Las lecciones de Dios en Navidad
La divinidad es la vocación a que nos invita la Navidad contemplando al Niño de Belén
Hay fechas de tanta importancia que no basta con celebrarlas un solo día, sino que se alargan varios para así vivirlas mejor. Esto pasa con la Navidad, que no se reduce sólo al 25 de diciembre, sino que se celebra litúrgicamente una semana entera hasta la gran fiesta del 1 de enero, en que se celebra a María como Madre de Dios. La alegría de la buena nueva del Niño Dios que, por amor a cada uno de nosotros y para nuestra redención, nace en un pobre pesebre de la desconocida ciudad de Belén (siendo que la capital del mundo entonces era Roma), sigue resonando con un eco espiritual que es la excusa para esta reflexión.
Para ello recordaremos algunas ideas de Santo Tomás de Aquino sobre la Encarnación del Hijo de Dios. Ya hemos aludido a la humildad como virtud básica, veamos ahora su motivo o causa fundamental: que es la del amor que, fruto de su riqueza interior en el bien, quiere difundir el bien comunicándolo a quienes ama y, en este caso, comparte lo más grande que Dios puede darnos como criaturas: su misma vida divina. En efecto: “la naturaleza de Dios es la bondad… A la naturaleza del bien pertenece comunicarse a los demás… Por consiguiente, pertenece a la naturaleza del bien sumo comunicarse a la criatura de modo superlativo. Lo cual se realiza en sumo grado cuando Dios une a sí la naturaleza creada” (Suma Teológica III, q. 1, a. 1). Además, al compartir no se pierde lo que se entrega, pues la donación de un bien espiritual implica, más bien, todo lo contrario: crecimiento personal e incremento del mismo bien. “Dios comunica de tal forma su bondad a las criaturas que nada pierde, antes bien, se engrandece en cierto sentido en cuanto que su sublimidad se hace patente por la bondad de las criaturas y tanto más cuanto mejores fueren estas” (Suma contra gentiles, libro IV, cap. 34).

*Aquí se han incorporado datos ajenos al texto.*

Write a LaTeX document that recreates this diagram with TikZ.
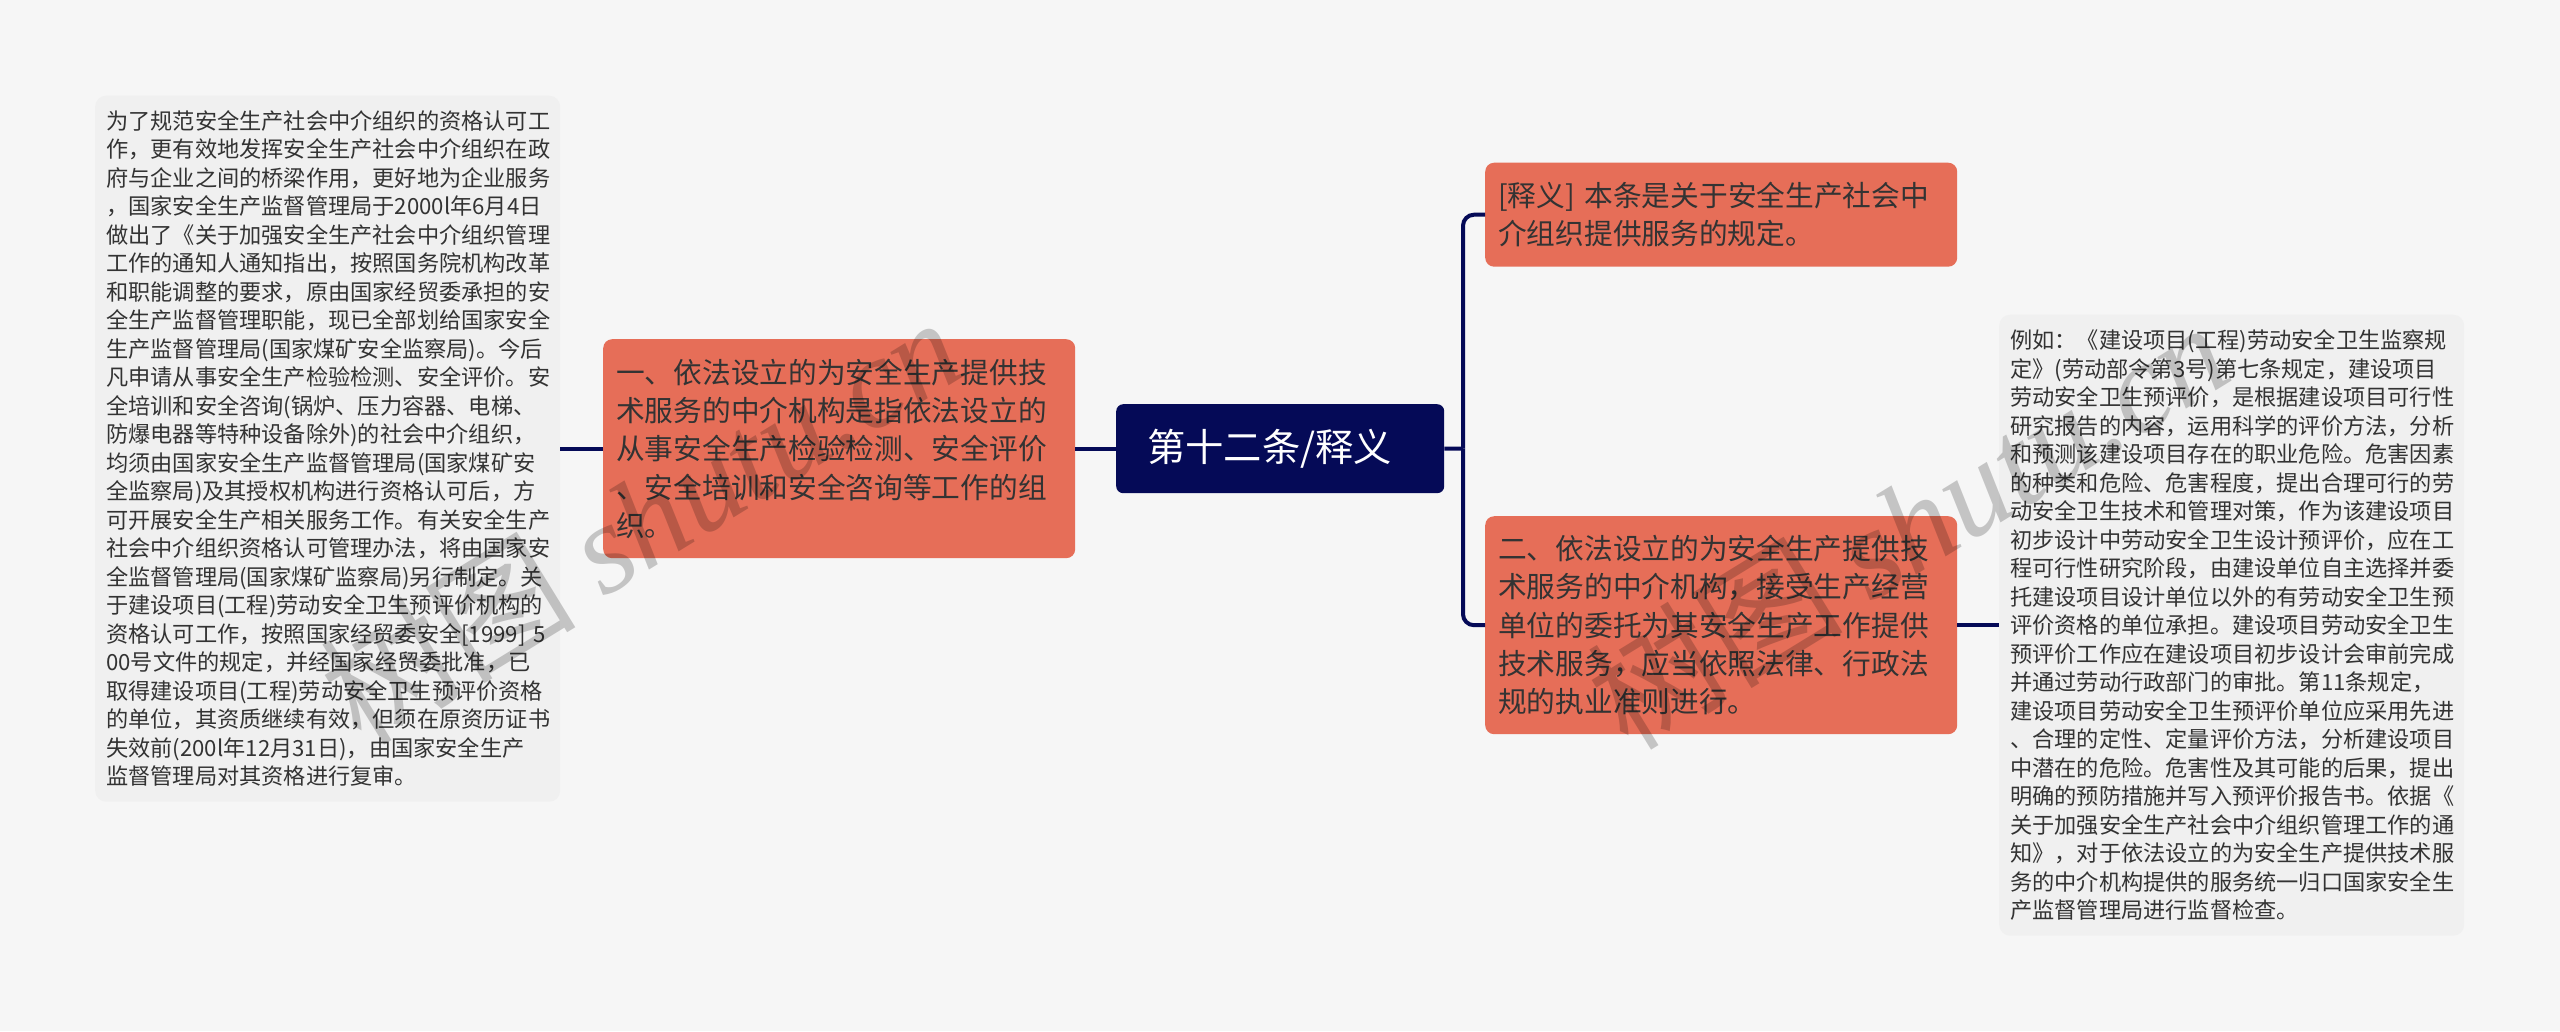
\documentclass[tikz,border=0pt]{standalone}
\usepackage{fontspec}
\setmainfont{Noto Sans CJK SC}
\newfontfamily\markfont{Liberation Serif}
\usetikzlibrary{calc}
\definecolor{pagebg}{HTML}{F6F6F6}
\definecolor{notebg}{HTML}{F0F0F0}
\definecolor{branchbg}{HTML}{E66E58}
\definecolor{navy}{HTML}{050A57}
\tikzset{
  treenode/.style = {align=left, anchor=north west, inner ysep=0pt, text=black!80},
  root_n/.style = {treenode, fill=navy, text=white, rounded corners=7pt, inner xsep=31pt, text width=266pt, minimum height=89pt, font=\fontsize{38.3}{46}\selectfont},
  branch_r/.style = {treenode, fill=branchbg, rounded corners=9pt, inner xsep=13pt, text width=446pt, font=\fontsize{28.7}{38.3}\selectfont},
  note_g/.style = {treenode, fill=notebg, rounded corners=11pt, inner xsep=11pt, text width=443pt, font=\fontsize{22.2}{28.5}\selectfont},
  link/.style = {draw=navy, line width=4pt, rounded corners=11pt},
  mark_w/.style = {text=black, text opacity=.2, rotate=31.6, font=\fontsize{128}{128}\selectfont}
}
\begin{document}
\begin{tikzpicture}[x=1pt,y=-1pt]
\fill [pagebg] (0,0) rectangle (2560,1031);
\node [root_n] (root) at (1116,404) {第十二条/释义};
\node [branch_r, minimum height=219pt] (one) at (603,339) {一、依法设立的为安全生产提供技\\术服务的中介机构是指依法设立的\\从事安全生产检验检测、安全评价\\、安全培训和安全咨询等工作的组\\织。};
\node [branch_r, minimum height=104pt] (rel) at (1485,162.5) {[释义] 本条是关于安全生产社会中\\介组织提供服务的规定。};
\node [branch_r, minimum height=218pt] (two) at (1485,516) {二、依法设立的为安全生产提供技\\术服务的中介机构，接受生产经营\\单位的委托为其安全生产工作提供\\技术服务，应当依照法律、行政法\\规的执业准则进行。};
\node [note_g, minimum height=706pt] (note_l) at (95,95.5) {为了规范安全生产社会中介组织的资格认可工\\作，更有效地发挥安全生产社会中介组织在政\\府与企业之间的桥梁作用，更好地为企业服务\\，国家安全生产监督管理局于2000l年6月4日\\做出了《关于加强安全生产社会中介组织管理\\工作的通知人通知指出，按照国务院机构改革\\和职能调整的要求，原由国家经贸委承担的安\\全生产监督管理职能，现已全部划给国家安全\\生产监督管理局(国家煤矿安全监察局)。今后\\凡申请从事安全生产检验检测、安全评价。安\\全培训和安全咨询(锅炉、压力容器、电梯、\\防爆电器等特种设备除外)的社会中介组织，\\均须由国家安全生产监督管理局(国家煤矿安\\全监察局)及其授权机构进行资格认可后，方\\可开展安全生产相关服务工作。有关安全生产\\社会中介组织资格认可管理办法，将由国家安\\全监督管理局(国家煤矿监察局)另行制定。关\\于建设项目(工程)劳动安全卫生预评价机构的\\资格认可工作，按照国家经贸委安全[1999] 5\\00号文件的规定，并经国家经贸委批准，已\\取得建设项目(工程)劳动安全卫生预评价资格\\的单位，其资质继续有效，但须在原资历证书\\失效前(200l年12月31日)，由国家安全生产\\监督管理局对其资格进行复审。};
\node [note_g, minimum height=621pt] (note_r) at (1999,314.5) {例如：《建设项目(工程)劳动安全卫生监察规\\定》(劳动部令第3号)第七条规定，建设项目\\劳动安全卫生预评价，是根据建设项目可行性\\研究报告的内容，运用科学的评价方法，分析\\和预测该建设项目存在的职业危险。危害因素\\的种类和危险、危害程度，提出合理可行的劳\\动安全卫生技术和管理对策，作为该建设项目\\初步设计中劳动安全卫生设计预评价，应在工\\程可行性研究阶段，由建设单位自主选择并委\\托建设项目设计单位以外的有劳动安全卫生预\\评价资格的单位承担。建设项目劳动安全卫生\\预评价工作应在建设项目初步设计会审前完成\\并通过劳动行政部门的审批。第11条规定，\\建设项目劳动安全卫生预评价单位应采用先进\\、合理的定性、定量评价方法，分析建设项目\\中潜在的危险。危害性及其可能的后果，提出\\明确的预防措施并写入预评价报告书。依据《\\关于加强安全生产社会中介组织管理工作的通\\知》，对于依法设立的为安全生产提供技术服\\务的中介机构提供的服务统一归口国家安全生\\产监督管理局进行监督检查。};
\coordinate (fork) at (1463,448.5);
\draw [link] (root.west) -- (one.east);
\draw [link] (one.west) -- (note_l.east);
\draw [link] (root.east) -- (fork);
\draw [link] (rel.west) -| (fork);
\draw [link] (two.west) -| (fork);
\draw [link] (two.east) -- (note_r.west);
\node [mark_w] (mark_a) at (640,519) {树图 {\markfont\itshape shutu.cn}};
\node [mark_w] (mark_b) at (1907,524) {树图 {\markfont\itshape shutu.cn}};
\end{tikzpicture}
\end{document}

Aparte del agradecimiento que provoca lo anterior vivido en primera persona, genera también una serie de frutos espirituales en quienes la acogen, como consecuencia de que, a pesar de que Dios podría habernos salvado de otra manera, la Encarnación nos muestra ejemplos a seguir, encarnados en el Verbo divino. En efecto, promueve en nosotros las virtudes teologales de 1) fe, porque “se hace más segura al creer al mismo Dios que nos habla”; 2) esperanza, que se consolida, 3) y caridad, ya que “con ese misterio [la caridad] se inflama sobre toda ponderación”.
Además, otro gran beneficio de la Encarnación se manifiesta en cómo debemos vivir: “en lo que toca al recto comportamiento, en el que se nos ofreció como ejemplo”, pues, como dice citando a San Agustín: “para mostrarse al hombre y para que éste le viera y le siguiera, Dios se hizo hombre”. Como culmen, y como aquello en que la comunicación es más sublime: “Finalmente, la encarnación era necesaria para la plena participación de la divinidad, que constituye nuestra bienaventuranza y el fin de la vida humana. Y esto nos fue otorgado por la humanidad de Cristo; pues, como dice Agustín: “Dios se hizo hombre para que el hombre se hiciese Dios”” (Suma Teológica III, q. 1., a. 2).
Si el amor pleno busca el máximo bien de aquel a quien se ama, parece evidente que el amor de Dios se muestra de manera más que extraordinaria al encarnarse en uno de nosotros para comunicarnos su misma vida divina. Al crearnos a su imagen y semejanza, nos crea con la capacidad de superar y madurar de tal manera nuestra humanidad que nos abramos a la divinidad. Qué gran misterio: que Dios haya venido a nuestro encuentro, en una religión de la Encarnación, a diferencia de otras religiones, reducidas al esfuerzo humano de aspiración y búsqueda de Dios por diversos medios. En Jesucristo, es Dios mismo Quien viene a nuestro encuentro. Por eso sus lecciones son no sólo para el tiempo de Navidad sino para toda la vida, pues la meta o fin último es la comunión plena con Dios, en lo que se puede dar pasos poco a poco.
Humildad, fe, esperanza, caridad, amor sublime, seguimiento de los ejemplos dados por Cristo, son lecciones perennes orientadas a nuestra plena participación en la divinidad. Sí, sublime vocación a que nos invita la Navidad contemplando al Niño nacido en Belén, nuestro hermano, e imitando sus lecciones.